CallmeACE
CallmeACE

Reputation: 21

Stack overflow when I try to build an octree structure

I want to build an n-dimensional tree. I use a vector to store the children of each node. The code I wrote gives "stack overflow error", and I don't know why, I do use new. I would be very grateful if someone could tell me where I went wrong.

class Node
{
public:
  int q_number;
  int layer;
  int value;
  vector<Node*> n_list;

  Node(int n):q_number(n),n_list(n) //initialize node vector
  {
  }
};

Node* buildtree(int n,int depth)
{
  Node * node = new Node(depth);

  if(n==depth-1)
  {
    for(int i = 0; i<depth;i++)
    {
      node->n_list[i] = NULL;
      node->n_list[i]->value = i;
      node->n_list[i]->layer = depth-1;
    }
  }
  else
  { 
    for (int i =0;i<depth;i++)
    {               
      node->n_list[i] = buildtree(n++,depth);// span the tree recursively           
      node->n_list[i]->value = i;
      node->n_list[i]->layer = n;   // the layer value
    }
  }

  return node;
}
int main()
{
  Node * tree = buildtree(0,8); // build an octree
}

Upvotes: 1

Views: 377

Answers (1)

Alex Shesterov
Alex Shesterov

Reputation: 27525

As Dolda2000 noticed, you are post-incrementing n when calling buildtree recursively. Thus, n is incremented after its old value (unchanged) has been passed to the function. Thus, you have an infinite stack of buildtree(0,8); calls, which naturally results in stack overflow.

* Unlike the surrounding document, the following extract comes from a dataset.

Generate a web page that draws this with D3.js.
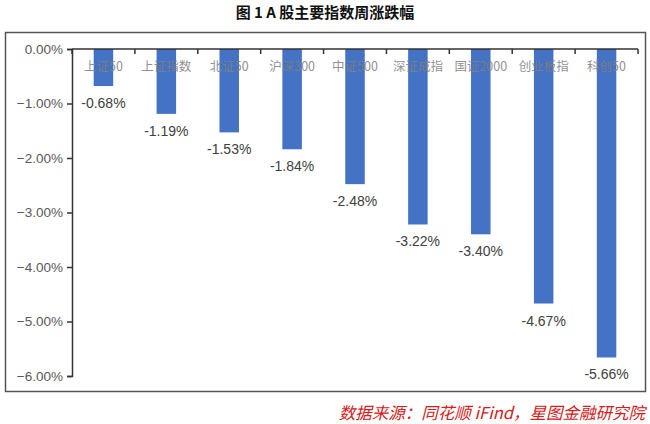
<!DOCTYPE html>
<html lang="zh">
<head>
<meta charset="UTF-8">
<title>A股主要指数周涨跌幅</title>
<script src="https://d3js.org/d3.v7.min.js"></script>
<style>
  body { margin: 0; background: #fff; }
</style>
</head>
<body>
<div id="chart"></div>
<script>
// data
const categories = ["上证50", "上证指数", "北证50", "沪深300", "中证500", "深证成指", "国证2000", "创业板指", "科创50"];
const values = [-0.68, -1.19, -1.53, -1.84, -2.48, -3.22, -3.40, -4.67, -5.66];
const yTicks = [0, -1, -2, -3, -4, -5, -6];

const width = 650, height = 424;

const svg = d3.select("#chart").append("svg")
    .attr("width", width)
    .attr("height", height);

// title
svg.append("text")
    .attr("x", 325).attr("y", 18)
    .attr("text-anchor", "middle")
    .style("font-family", "'Noto Sans CJK SC', sans-serif")
    .style("font-weight", "bold")
    .style("font-size", "15px")
    .style("fill", "#111")
    .text("图 1 A 股主要指数周涨跌幅");

// frame
svg.append("rect")
    .attr("x", 5.5).attr("y", 32.5)
    .attr("width", 640).attr("height", 359)
    .attr("fill", "none")
    .attr("stroke", "#555")
    .attr("stroke-width", 1.5);

const x = d3.scaleBand()
    .domain(categories)
    .range([72, 638])
    .paddingInner(0.69)
    .paddingOuter(0.345);

const xb = d3.scaleBand().domain(categories).range([72, 638]);

const y = d3.scaleLinear()
    .domain([-6, 0])
    .range([376, 49]);

// y axis
const yAxis = svg.append("g")
    .attr("transform", "translate(72,0)")
    .call(d3.axisLeft(y).tickValues(yTicks).tickSize(5).tickPadding(4)
        .tickFormat(d => d3.format(".2f")(d) + "%"));
yAxis.select(".domain").attr("stroke", "#333").attr("stroke-width", 1.5);
yAxis.selectAll(".tick line").attr("stroke", "#333").attr("stroke-width", 1.5);
yAxis.selectAll("text")
    .style("font-family", "'Liberation Sans', Arial, sans-serif")
    .style("font-size", "13.5px")
    .style("fill", "#595959");

// bars
svg.append("g").selectAll("rect")
    .data(values)
    .join("rect")
    .attr("x", (d, i) => x(categories[i]))
    .attr("y", y(0))
    .attr("width", x.bandwidth())
    .attr("height", d => y(d) - y(0))
    .attr("fill", "#4472C4");

// category labels (drawn over the bars)
svg.append("g").selectAll("text")
    .data(categories)
    .join("text")
    .attr("x", d => xb(d) + xb.bandwidth() / 2)
    .attr("y", 71)
    .attr("text-anchor", "middle")
    .style("font-family", "'Noto Sans CJK SC', sans-serif")
    .style("font-size", "12.5px")
    .style("fill", "#808080")
    .style("opacity", 0.85)
    .text(d => d);

// x axis
const xAxis = svg.append("g")
    .attr("transform", "translate(0," + y(0) + ")");
xAxis.append("line")
    .attr("x1", 72).attr("x2", 638)
    .attr("stroke", "#333").attr("stroke-width", 1.5);
xAxis.selectAll(".tk")
    .data(categories.map(c => xb(c) + xb.bandwidth()).concat([72]))
    .join("line")
    .attr("class", "tk")
    .attr("x1", d => d).attr("x2", d => d)
    .attr("y1", 0).attr("y2", 5)
    .attr("stroke", "#333").attr("stroke-width", 1.5);

// value labels
svg.append("g").selectAll("text")
    .data(values)
    .join("text")
    .attr("x", (d, i) => xb(categories[i]) + xb.bandwidth() / 2)
    .attr("y", d => y(d) + 22)
    .attr("text-anchor", "middle")
    .style("font-family", "'Liberation Sans', Arial, sans-serif")
    .style("font-size", "14px")
    .style("fill", "#404040")
    .text(d => d.toFixed(2) + "%");

// source note
svg.append("text")
    .attr("x", 645).attr("y", 419)
    .attr("text-anchor", "end")
    .style("font-family", "'Noto Sans CJK SC', serif")
    .style("font-style", "italic")
    .style("font-size", "16.5px")
    .style("fill", "#d42020")
    .text("数据来源：同花顺 iFind，星图金融研究院");
</script>
</body>
</html>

Pre-incrementing — buildtree(++n,depth); — would solve the problem with stack overflow, but that's not what you want in this case, since you make use of n after the recursive call. As I understand your intention, you do not expect the value of n to change after the recursive call.

The solution in your case is just:

buildtree(n+1,depth);

There's another problem in your code:

    node->n_list[i] = NULL; // ok, the pointer is NULL now
    node->n_list[i]->value = i; // trying to dereference a NULL pointer => error
    node->n_list[i]->layer = depth-1;

You need either a new Node(...) here, or change vector's value type from Node* to Node, ... or make sure the pointer is properly set before dereferencing it.

P.S. And make sure that n <= depth-1 — by an assertion, or include a comment in code at least to avoid lots of debugging later.